-- Aim of the exercise --
All the data below goes into the copy word for word, but the pictures don't.

-- Stored data --
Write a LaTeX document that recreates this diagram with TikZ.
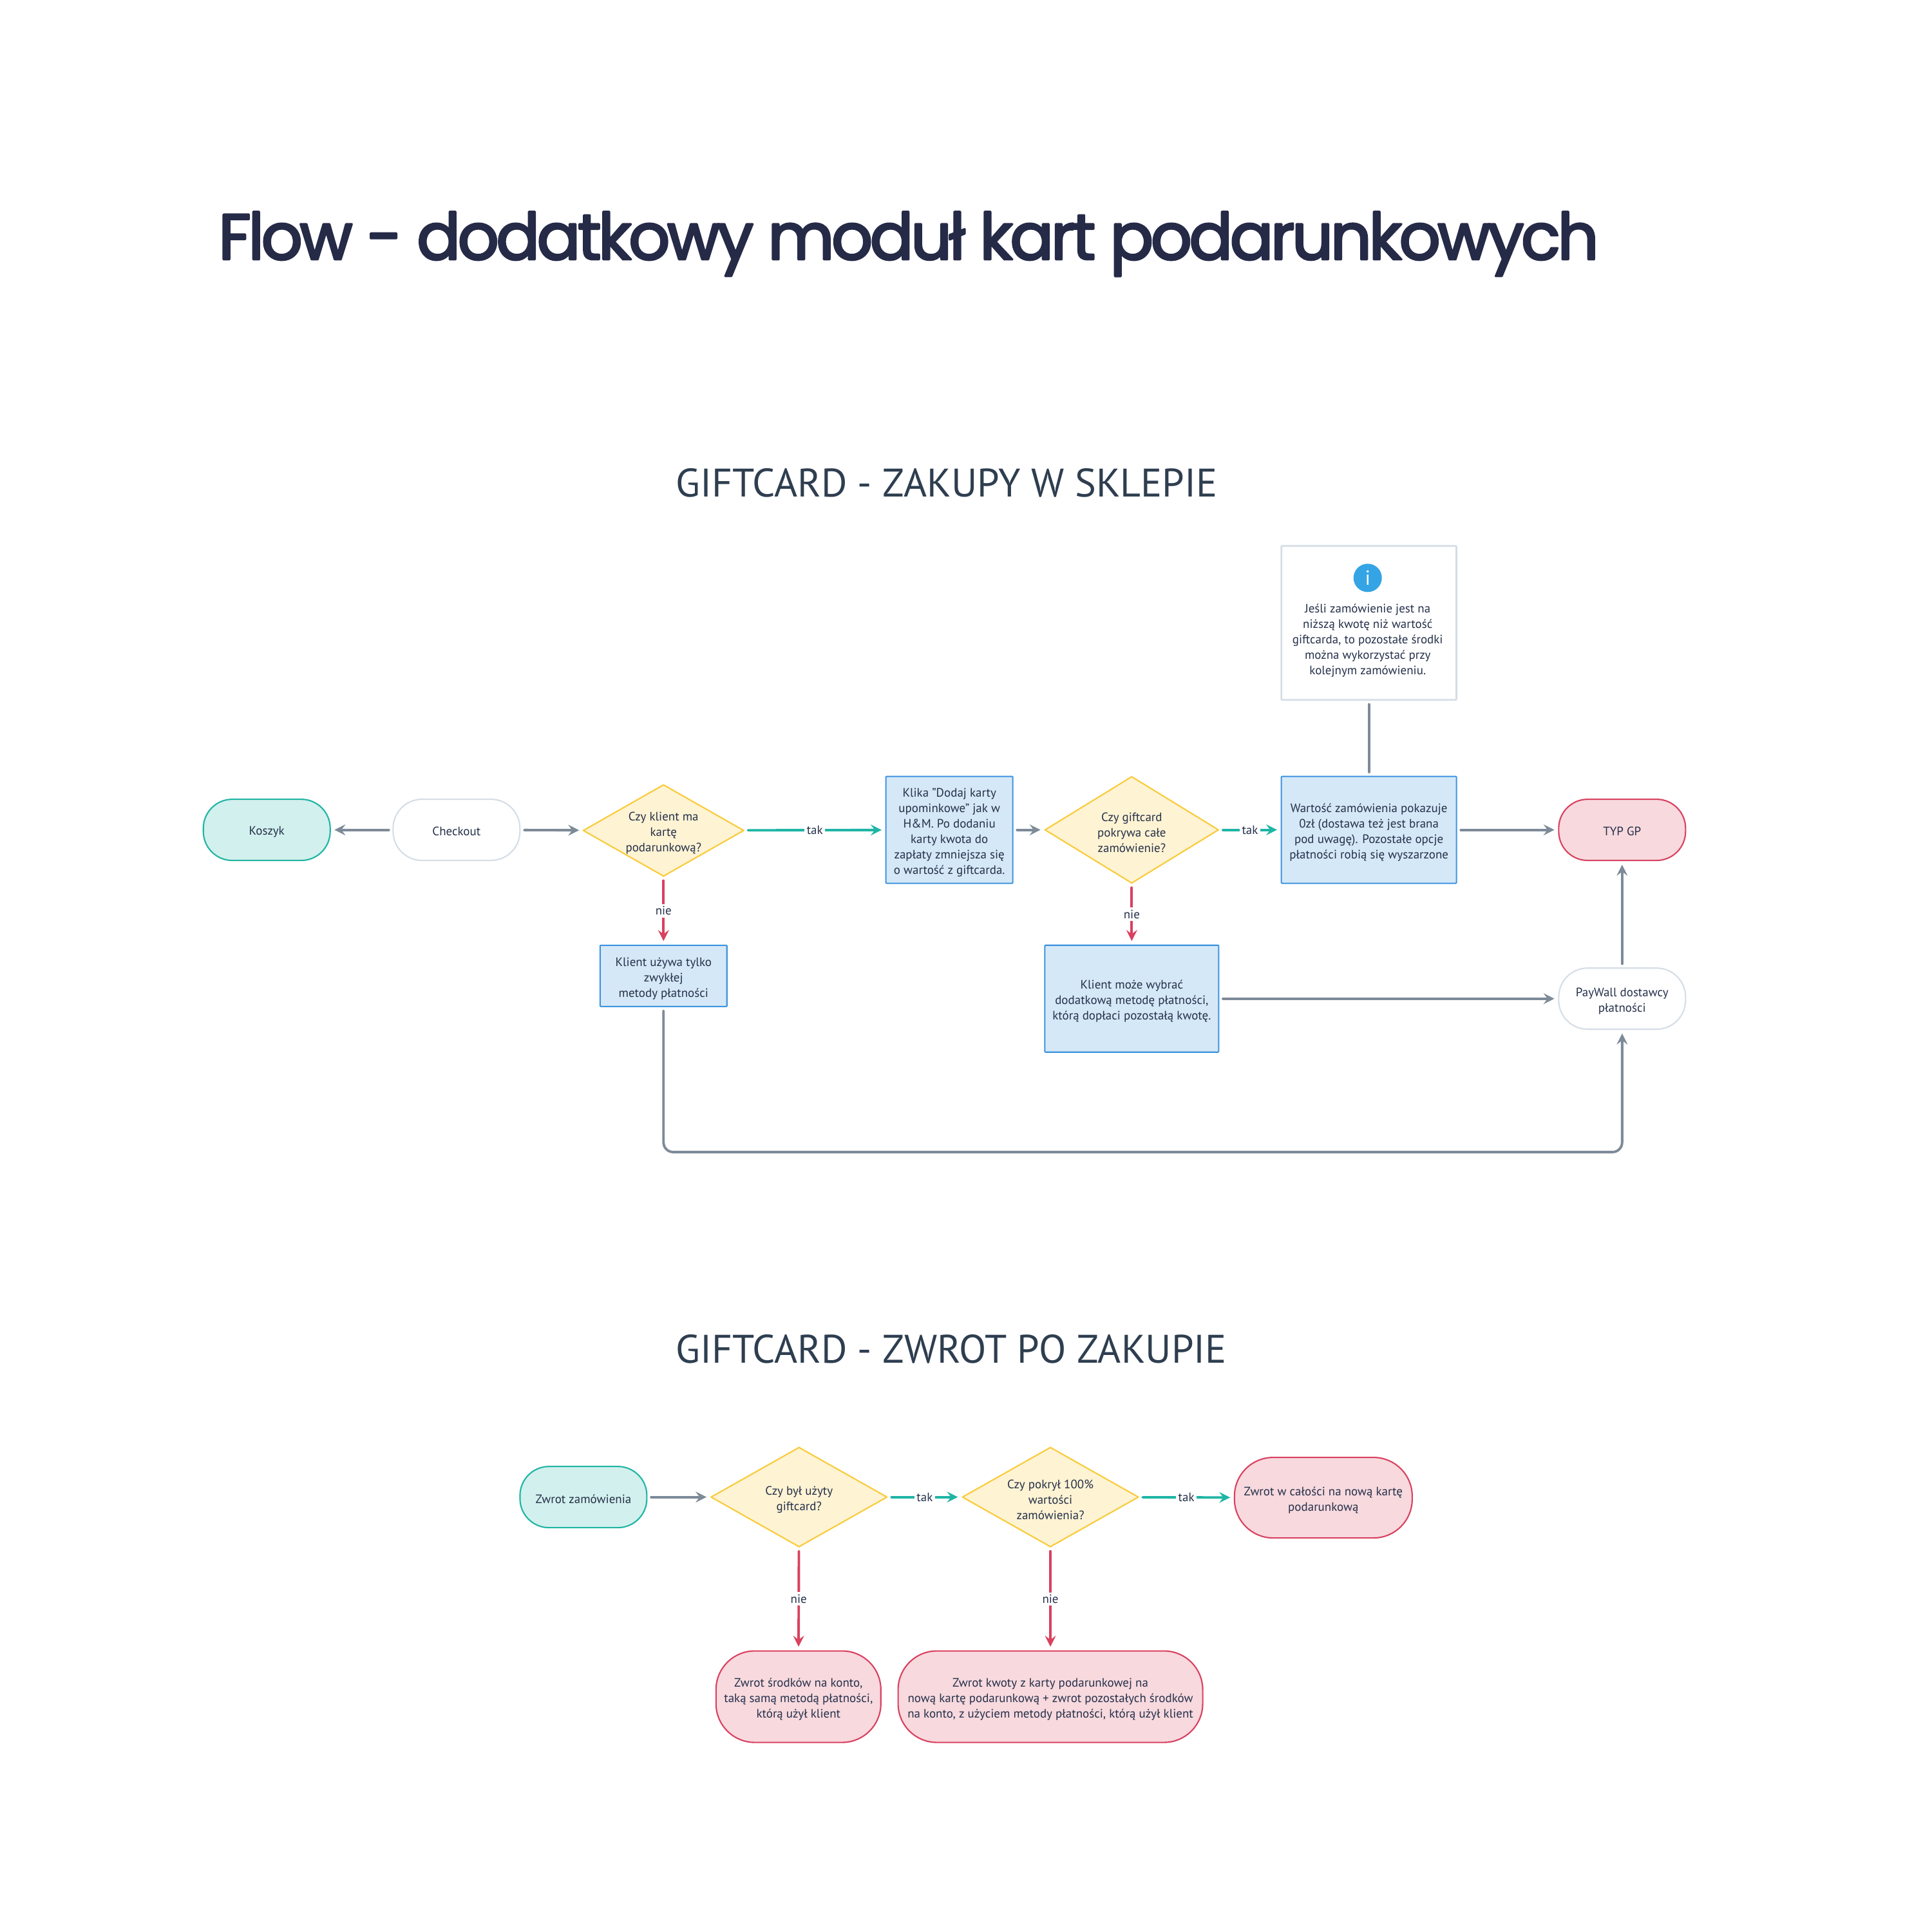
\documentclass[tikz,border=0pt]{standalone}
\usepackage{fontspec}
\setmainfont{PT Sans}
\newfontfamily\titlefont[LetterSpace=-4.4,FakeBold=3.2]{Poppins}
\usetikzlibrary{shapes.geometric}
\definecolor{inkdark}{HTML}{25304A}
\definecolor{titleink}{HTML}{252A47}
\definecolor{headink}{HTML}{2E3E50}
\definecolor{linegrey}{HTML}{7D8A98}
\definecolor{paleedge}{HTML}{D5DDE6}
\definecolor{tealedge}{HTML}{1FB5A5}
\definecolor{tealfill}{HTML}{D2F0ED}
\definecolor{blueedge}{HTML}{3D94E0}
\definecolor{bluefill}{HTML}{D5E8F7}
\definecolor{yellowedge}{HTML}{F9CB3A}
\definecolor{yellowfill}{HTML}{FEF3D3}
\definecolor{rededge}{HTML}{D9415F}
\definecolor{redfill}{HTML}{F7D9DE}
\newcommand{\lowtext}{\rule{0pt}{6.2pt}}
\newcommand{\lowline}{\rule{0pt}{5.4pt}}
\tikzset{
	boxtext/.style={align=center, text=inkdark, inner sep=0pt, font=\fontsize{5.4}{6.8}\selectfont},
	pill/.style={boxtext, rectangle, draw, line width=0.6pt, rounded corners=0.45cm, minimum width=1.97cm, minimum height=0.95cm},
	startpill/.style={pill, draw=tealedge, fill=tealfill},
	plainpill/.style={pill, draw=paleedge, fill=white},
	endpill/.style={pill, draw=rededge, fill=redfill},
	stepbox/.style={boxtext, rectangle, draw=blueedge, fill=bluefill, line width=0.6pt, rounded corners=0.3pt},
	notebox/.style={rectangle, draw=paleedge, fill=white, line width=0.8pt, rounded corners=0.3pt},
	decision/.style={boxtext, diamond, shape aspect=1.7, draw=yellowedge, fill=yellowfill, line width=0.6pt},
	flow/.style={->, line width=1.1pt, draw=linegrey, shorten <=1.6pt, shorten >=1.6pt},
	flowyes/.style={flow, draw=tealedge},
	flowno/.style={flow, draw=rededge},
	edgetext/.style={midway, fill=white, text=inkdark, inner sep=1pt, font=\fontsize{5.4}{6.8}\selectfont},
	headline/.style={anchor=west, text=headink, inner sep=0pt, font=\fontsize{17.6}{20}\selectfont}
}
\begin{document}
\begin{tikzpicture}[x=0.01913cm, y=-0.01913cm, line join=round, line cap=round, >=stealth]
	\useasboundingbox (0,0) rectangle (1568,1568);
	\node[anchor=west, text=titleink, inner sep=0pt, font=\titlefont\fontsize{28.5}{30}\selectfont] (title) at (177,198) {Flow - dodatkowy moduł kart podarunkowych};
	\node[headline] (headshop) at (548,392) {GIFTCARD - ZAKUPY W SKLEPIE};
	\node[headline] (headreturn) at (548,1095) {GIFTCARD - ZWROT PO ZAKUPIE};

	\node[startpill] (cart) at (216.5,673.5) {\lowline Koszyk};
	\node[plainpill] (checkout) at (370.5,673.5) {\lowline Checkout};
	\node[decision, minimum width=2.5cm, minimum height=1.42cm] (hascard) at (538.5,674) {\lowtext Czy klient ma\\kartę\\podarunkową?};
	\node[stepbox, minimum width=1.97cm, minimum height=1.66cm] (addcard) at (770.5,673.5) {\lowtext Klika "Dodaj karty\\upominkowe" jak w\\H\&M. Po dodaniu\\karty kwota do\\zapłaty zmniejsza się\\o wartość z giftcarda.};
	\node[decision, minimum width=2.7cm, minimum height=1.66cm] (covers) at (918.5,673.5) {\lowtext Czy giftcard\\pokrywa całe\\zamówienie?};
	\node[stepbox, minimum width=2.72cm, minimum height=1.66cm] (zerototal) at (1111,673.5) {\lowtext Wartość zamówienia pokazuje\\0zł (dostawa też jest brana\\pod uwagę). Pozostałe opcje\\płatności robią się wyszarzone};
	\node[endpill] (thanks) at (1316.5,673.5) {\lowline TYP GP};
	\node[notebox, minimum width=2.72cm, minimum height=2.39cm] (note) at (1111,505.5) {};
	\node[circle, fill=blueedge!85!cyan, text=white, inner sep=0pt, minimum size=0.44cm, font=\fontsize{9}{9}\selectfont] (noteicon) at (1110,469) {i};
	\node[boxtext] (notetext) at (1110,520) {Jeśli zamówienie jest na\\niższą kwotę niż wartość\\giftcarda, to pozostałe środki\\można wykorzystać przy\\kolejnym zamówieniu.};
	\node[stepbox, minimum width=1.97cm, minimum height=0.95cm] (onlyusual) at (538.5,792) {\lowtext Klient używa tylko\\zwykłej\\metody płatności};
	\node[stepbox, minimum width=2.7cm, minimum height=1.66cm] (extrapay) at (918.5,810.5) {\lowtext Klient może wybrać\\dodatkową metodę płatności,\\którą dopłaci pozostałą kwotę.};
	\node[plainpill] (paywall) at (1316.5,810.5) {\lowtext PayWall dostawcy\\płatności};
	\path (1316.5,935) coordinate (turn);

	\draw[flow] (checkout) -- (cart);
	\draw[flow] (checkout) -- (hascard);
	\draw[flowyes] (hascard) -- node[edgetext] (yesa) {tak} (addcard);
	\draw[flowno] (hascard) -- node[edgetext] (noa) {nie} (onlyusual);
	\draw[flow] (addcard) -- (covers);
	\draw[flowyes] (covers) -- node[edgetext] (yesb) {tak} (zerototal);
	\draw[flowno] (covers) -- node[edgetext] (nob) {nie} (extrapay);
	\draw[flow] (zerototal) -- (thanks);
	\draw[flow, -] (note) -- (zerototal);
	\draw[flow] (extrapay) -- (paywall);
	\draw[flow] (paywall) -- (thanks);
	\draw[flow, rounded corners=0.15cm] (onlyusual.south) |- (turn) -- (paywall.south);

	\node[startpill] (refund) at (473.5,1215) {\lowline Zwrot zamówienia};
	\node[decision, minimum width=2.74cm, minimum height=1.55cm] (usedcard) at (648.5,1215) {\lowtext Czy był użyty\\giftcard?};
	\node[decision, minimum width=2.74cm, minimum height=1.55cm] (fullcover) at (852.5,1215) {\lowtext Czy pokrył 100\%\\wartości\\zamówienia?};
	\node[endpill, minimum width=2.76cm, minimum height=1.25cm, rounded corners=0.6cm] (tonewcard) at (1074,1215.5) {\lowtext Zwrot w całości na nową kartę\\podarunkową};
	\node[endpill, minimum width=2.56cm, minimum height=1.42cm, rounded corners=0.6cm] (toaccount) at (648,1377) {\lowtext Zwrot środków na konto,\\taką samą metodą płatności,\\którą użył klient};
	\node[endpill, minimum width=4.73cm, minimum height=1.42cm, rounded corners=0.6cm] (tosplit) at (852.5,1377) {\lowtext Zwrot kwoty z karty podarunkowej na\\nową kartę podarunkową + zwrot pozostałych środków\\na konto, z użyciem metody płatności, którą użył klient};

	\draw[flow] (refund) -- (usedcard);
	\draw[flowyes] (usedcard) -- node[edgetext] (yesc) {tak} (fullcover);
	\draw[flowyes] (fullcover) -- node[edgetext] (yesd) {tak} (tonewcard);
	\draw[flowno] (usedcard) -- node[edgetext] (noc) {nie} (toaccount);
	\draw[flowno] (fullcover) -- node[edgetext] (nod) {nie} (tosplit);
\end{tikzpicture}
\end{document}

-- Full response --
Write a LaTeX document that recreates this diagram with TikZ.
\documentclass[tikz,border=0pt]{standalone}
\usepackage{fontspec}
\setmainfont{PT Sans}
\newfontfamily\titlefont[LetterSpace=-4.4,FakeBold=3.2]{Poppins}
\usetikzlibrary{shapes.geometric}
\definecolor{inkdark}{HTML}{25304A}
\definecolor{titleink}{HTML}{252A47}
\definecolor{headink}{HTML}{2E3E50}
\definecolor{linegrey}{HTML}{7D8A98}
\definecolor{paleedge}{HTML}{D5DDE6}
\definecolor{tealedge}{HTML}{1FB5A5}
\definecolor{tealfill}{HTML}{D2F0ED}
\definecolor{blueedge}{HTML}{3D94E0}
\definecolor{bluefill}{HTML}{D5E8F7}
\definecolor{yellowedge}{HTML}{F9CB3A}
\definecolor{yellowfill}{HTML}{FEF3D3}
\definecolor{rededge}{HTML}{D9415F}
\definecolor{redfill}{HTML}{F7D9DE}
\newcommand{\lowtext}{\rule{0pt}{6.2pt}}
\newcommand{\lowline}{\rule{0pt}{5.4pt}}
\tikzset{
	boxtext/.style={align=center, text=inkdark, inner sep=0pt, font=\fontsize{5.4}{6.8}\selectfont},
	pill/.style={boxtext, rectangle, draw, line width=0.6pt, rounded corners=0.45cm, minimum width=1.97cm, minimum height=0.95cm},
	startpill/.style={pill, draw=tealedge, fill=tealfill},
	plainpill/.style={pill, draw=paleedge, fill=white},
	endpill/.style={pill, draw=rededge, fill=redfill},
	stepbox/.style={boxtext, rectangle, draw=blueedge, fill=bluefill, line width=0.6pt, rounded corners=0.3pt},
	notebox/.style={rectangle, draw=paleedge, fill=white, line width=0.8pt, rounded corners=0.3pt},
	decision/.style={boxtext, diamond, shape aspect=1.7, draw=yellowedge, fill=yellowfill, line width=0.6pt},
	flow/.style={->, line width=1.1pt, draw=linegrey, shorten <=1.6pt, shorten >=1.6pt},
	flowyes/.style={flow, draw=tealedge},
	flowno/.style={flow, draw=rededge},
	edgetext/.style={midway, fill=white, text=inkdark, inner sep=1pt, font=\fontsize{5.4}{6.8}\selectfont},
	headline/.style={anchor=west, text=headink, inner sep=0pt, font=\fontsize{17.6}{20}\selectfont}
}
\begin{document}
\begin{tikzpicture}[x=0.01913cm, y=-0.01913cm, line join=round, line cap=round, >=stealth]
	\useasboundingbox (0,0) rectangle (1568,1568);
	\node[anchor=west, text=titleink, inner sep=0pt, font=\titlefont\fontsize{28.5}{30}\selectfont] (title) at (177,198) {Flow - dodatkowy moduł kart podarunkowych};
	\node[headline] (headshop) at (548,392) {GIFTCARD - ZAKUPY W SKLEPIE};
	\node[headline] (headreturn) at (548,1095) {GIFTCARD - ZWROT PO ZAKUPIE};

	\node[startpill] (cart) at (216.5,673.5) {\lowline Koszyk};
	\node[plainpill] (checkout) at (370.5,673.5) {\lowline Checkout};
	\node[decision, minimum width=2.5cm, minimum height=1.42cm] (hascard) at (538.5,674) {\lowtext Czy klient ma\\kartę\\podarunkową?};
	\node[stepbox, minimum width=1.97cm, minimum height=1.66cm] (addcard) at (770.5,673.5) {\lowtext Klika "Dodaj karty\\upominkowe" jak w\\H\&M. Po dodaniu\\karty kwota do\\zapłaty zmniejsza się\\o wartość z giftcarda.};
	\node[decision, minimum width=2.7cm, minimum height=1.66cm] (covers) at (918.5,673.5) {\lowtext Czy giftcard\\pokrywa całe\\zamówienie?};
	\node[stepbox, minimum width=2.72cm, minimum height=1.66cm] (zerototal) at (1111,673.5) {\lowtext Wartość zamówienia pokazuje\\0zł (dostawa też jest brana\\pod uwagę). Pozostałe opcje\\płatności robią się wyszarzone};
	\node[endpill] (thanks) at (1316.5,673.5) {\lowline TYP GP};
	\node[notebox, minimum width=2.72cm, minimum height=2.39cm] (note) at (1111,505.5) {};
	\node[circle, fill=blueedge!85!cyan, text=white, inner sep=0pt, minimum size=0.44cm, font=\fontsize{9}{9}\selectfont] (noteicon) at (1110,469) {i};
	\node[boxtext] (notetext) at (1110,520) {Jeśli zamówienie jest na\\niższą kwotę niż wartość\\giftcarda, to pozostałe środki\\można wykorzystać przy\\kolejnym zamówieniu.};
	\node[stepbox, minimum width=1.97cm, minimum height=0.95cm] (onlyusual) at (538.5,792) {\lowtext Klient używa tylko\\zwykłej\\metody płatności};
	\node[stepbox, minimum width=2.7cm, minimum height=1.66cm] (extrapay) at (918.5,810.5) {\lowtext Klient może wybrać\\dodatkową metodę płatności,\\którą dopłaci pozostałą kwotę.};
	\node[plainpill] (paywall) at (1316.5,810.5) {\lowtext PayWall dostawcy\\płatności};
	\path (1316.5,935) coordinate (turn);

	\draw[flow] (checkout) -- (cart);
	\draw[flow] (checkout) -- (hascard);
	\draw[flowyes] (hascard) -- node[edgetext] (yesa) {tak} (addcard);
	\draw[flowno] (hascard) -- node[edgetext] (noa) {nie} (onlyusual);
	\draw[flow] (addcard) -- (covers);
	\draw[flowyes] (covers) -- node[edgetext] (yesb) {tak} (zerototal);
	\draw[flowno] (covers) -- node[edgetext] (nob) {nie} (extrapay);
	\draw[flow] (zerototal) -- (thanks);
	\draw[flow, -] (note) -- (zerototal);
	\draw[flow] (extrapay) -- (paywall);
	\draw[flow] (paywall) -- (thanks);
	\draw[flow, rounded corners=0.15cm] (onlyusual.south) |- (turn) -- (paywall.south);

	\node[startpill] (refund) at (473.5,1215) {\lowline Zwrot zamówienia};
	\node[decision, minimum width=2.74cm, minimum height=1.55cm] (usedcard) at (648.5,1215) {\lowtext Czy był użyty\\giftcard?};
	\node[decision, minimum width=2.74cm, minimum height=1.55cm] (fullcover) at (852.5,1215) {\lowtext Czy pokrył 100\%\\wartości\\zamówienia?};
	\node[endpill, minimum width=2.76cm, minimum height=1.25cm, rounded corners=0.6cm] (tonewcard) at (1074,1215.5) {\lowtext Zwrot w całości na nową kartę\\podarunkową};
	\node[endpill, minimum width=2.56cm, minimum height=1.42cm, rounded corners=0.6cm] (toaccount) at (648,1377) {\lowtext Zwrot środków na konto,\\taką samą metodą płatności,\\którą użył klient};
	\node[endpill, minimum width=4.73cm, minimum height=1.42cm, rounded corners=0.6cm] (tosplit) at (852.5,1377) {\lowtext Zwrot kwoty z karty podarunkowej na\\nową kartę podarunkową + zwrot pozostałych środków\\na konto, z użyciem metody płatności, którą użył klient};

	\draw[flow] (refund) -- (usedcard);
	\draw[flowyes] (usedcard) -- node[edgetext] (yesc) {tak} (fullcover);
	\draw[flowyes] (fullcover) -- node[edgetext] (yesd) {tak} (tonewcard);
	\draw[flowno] (usedcard) -- node[edgetext] (noc) {nie} (toaccount);
	\draw[flowno] (fullcover) -- node[edgetext] (nod) {nie} (tosplit);
\end{tikzpicture}
\end{document}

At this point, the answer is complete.